Paris le 12 juillet 1965
Ma chère petite Suzanne
Que devez-vous penser de moi et de mon long silence dont je vous demande pardon.
Mais je viens de traverser une bien pénible épreuve dont je n’arrive pas à me remettre et dont je garde le cœur broyé !
Vous en jugerez vous-même :
Mes dernières lettres étaient plutôt mélancoliques en raison de mon mauvais état de santé et de la sensation du déclin de ma vie. Mais ce n’était rien à côté de ce que je viens de subir ces jours-ci.

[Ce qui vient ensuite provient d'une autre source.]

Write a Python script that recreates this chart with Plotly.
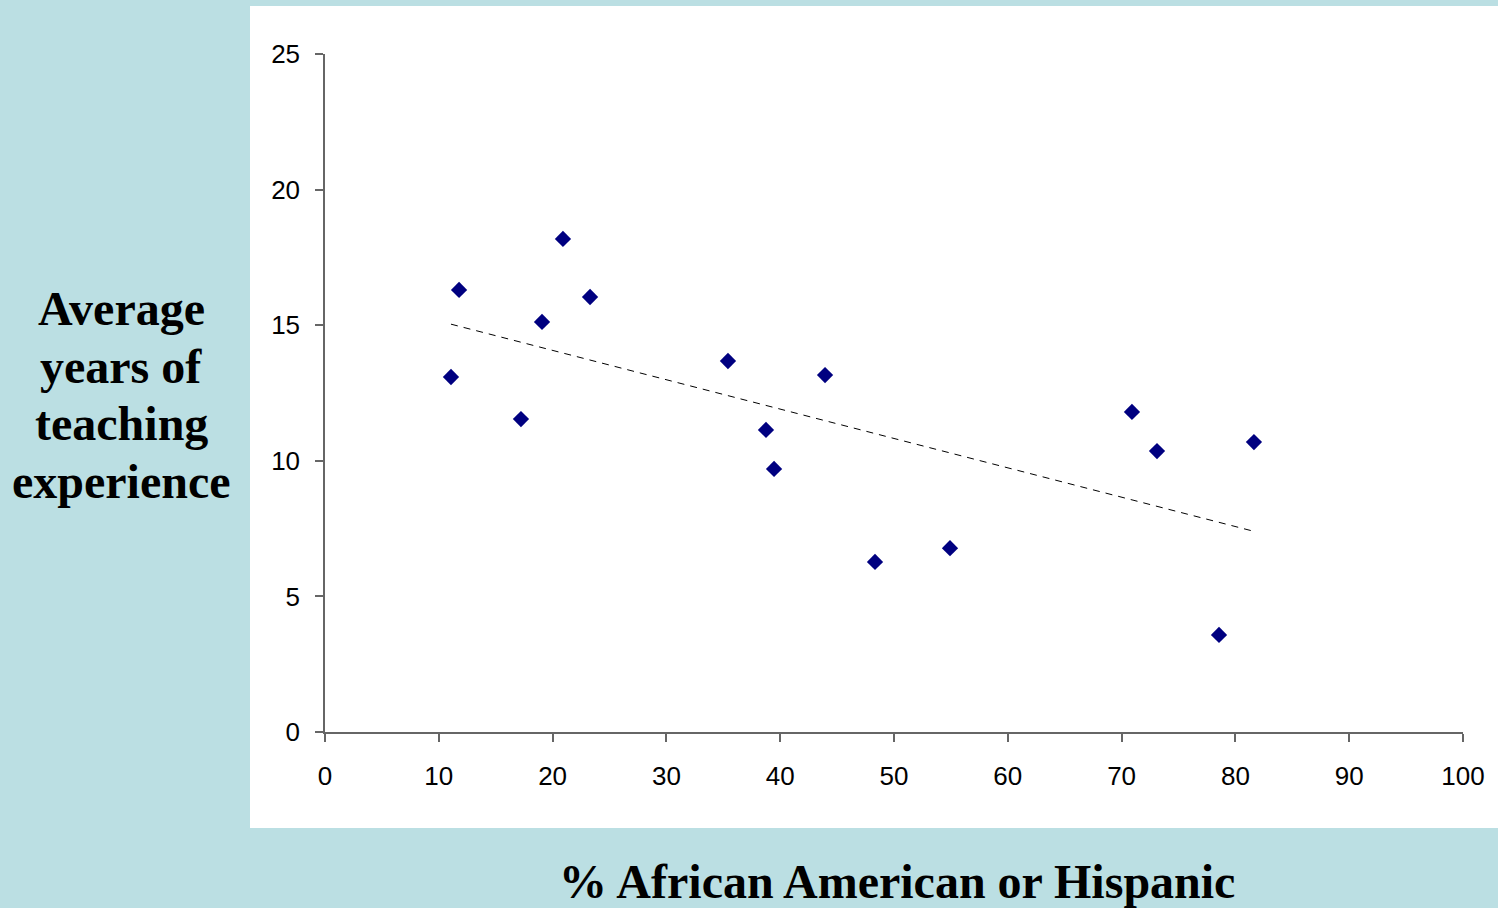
import numpy as np
import plotly.graph_objects as go

pct_minority = [11.07, 11.78, 17.22, 19.07, 20.91, 23.29, 35.41, 38.75, 39.46,
                43.94, 48.33, 54.92, 70.91, 73.11, 78.56, 81.63]
avg_experience = [13.09, 16.30, 11.54, 15.12, 18.18, 16.04, 13.68, 11.14, 9.70,
                  13.16, 6.27, 6.78, 11.80, 10.36, 3.58, 10.69]
x_ticks = [0, 10, 20, 30, 40, 50, 60, 70, 80, 90, 100]
y_ticks = [0, 5, 10, 15, 20, 25]
y_title_lines = ["Average", "years of", "teaching", "experience"]
x_title = "% African American or Hispanic"

slope, intercept = np.polyfit(pct_minority, avg_experience, 1)
tx = [min(pct_minority), max(pct_minority)]
ty = [slope * v + intercept for v in tx]

W, H = 1498, 908
L, R, T, B = 325, 1463, 54, 732

fig = go.Figure()
fig.add_trace(go.Scatter(x=tx, y=ty, mode="lines",
                         line=dict(color="black", width=1, dash="7px,6px"),
                         hoverinfo="skip", showlegend=False))
fig.add_trace(go.Scatter(x=pct_minority, y=avg_experience, mode="markers",
                         marker=dict(symbol="diamond", size=12.5, color="#000080"),
                         showlegend=False))

def px2paper_x(p):
    return (p - L) / (R - L)

def px2paper_y(p):
    return (B - p) / (B - T)

fig.add_shape(type="rect", xref="paper", yref="paper",
              x0=px2paper_x(250), x1=px2paper_x(1500),
              y0=px2paper_y(828), y1=px2paper_y(6),
              fillcolor="white", line=dict(width=0), layer="below")

axis_common = dict(showgrid=False, zeroline=False, showline=True,
                   linecolor="#666666", linewidth=1.5, ticks="outside",
                   ticklen=8, tickwidth=1.5, tickcolor="#666666",
                   tickfont=dict(family="Liberation Sans, Arial, sans-serif",
                                 size=26, color="black"))

fig.update_xaxes(range=[0, 100], tickvals=x_ticks, ticklabelstandoff=12,
                 **axis_common)
fig.update_yaxes(range=[0, 25], tickvals=y_ticks, ticklabelstandoff=10,
                 **axis_common)

title_font = dict(family="Liberation Serif, Times New Roman, serif",
                  size=48, color="black")
line_y = [308, 366, 423, 481]
for txt, py in zip(y_title_lines, line_y):
    fig.add_annotation(text="<b>" + txt + "</b>",
                       xref="paper", yref="paper",
                       x=px2paper_x(121), y=px2paper_y(py),
                       xanchor="center", yanchor="middle", showarrow=False,
                       font=title_font)
fig.add_annotation(text="<b>" + x_title + "</b>",
                   xref="paper", yref="paper",
                   x=px2paper_x(897), y=px2paper_y(881),
                   xanchor="center", yanchor="middle", showarrow=False,
                   font=title_font)

fig.update_layout(width=W, height=H,
                  margin=dict(l=L, r=W - R, t=T, b=H - B, pad=0),
                  paper_bgcolor="#BBDFE3", plot_bgcolor="white",
                  showlegend=False)

fig.write_html("out.html",
               config={"displayModeBar": False},
               post_script="document.body.style.margin='0';"
                           "document.body.style.overflow='hidden';"
                           "document.body.style.background='#BBDFE3';")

Je viens en effet de perdre mon pauvre chat Kiki que j’aimais tant, qui était mon compagnon fidèle depuis 15 ans et qui, malade depuis plusieurs semaines, a fini par mourir après une agonie de 7 heures dans mes bras. J’en demeure bouleversé !
En raison de son état, j’avais retardé mon départ pour Concorès à 3 reprises successives après avoir pris chaque jour mon billet et loué ma place.
Je ne pensais pas à l’issue fatale qui est survenue, puisque, depuis la fin de juin, j’avais fait suivre mon courrier à Concorès, de sorte que ma correspondance ne m’atteint plus ici mais m’attend à Concorès.
Je vais partir maintenant dans le milieu de cette semaine et essayer de me remettre un peu à la campagne de tant de toutes ces émotions.
De là-bas, je vous écrirai plus longuement et vous dirai les péripéties douloureuses qui marquèrent pour moi ces dernières semaines. Mais maintenant je ne puis écrire davantage. Je me sens à bout de force. Vous comprendrez en lisant ma prochaine lettre, écrite de Concorès, ce que j’ai pu souffrir.
Je vous embrasse, chère Suzanne, bien tendrement et bien tristement.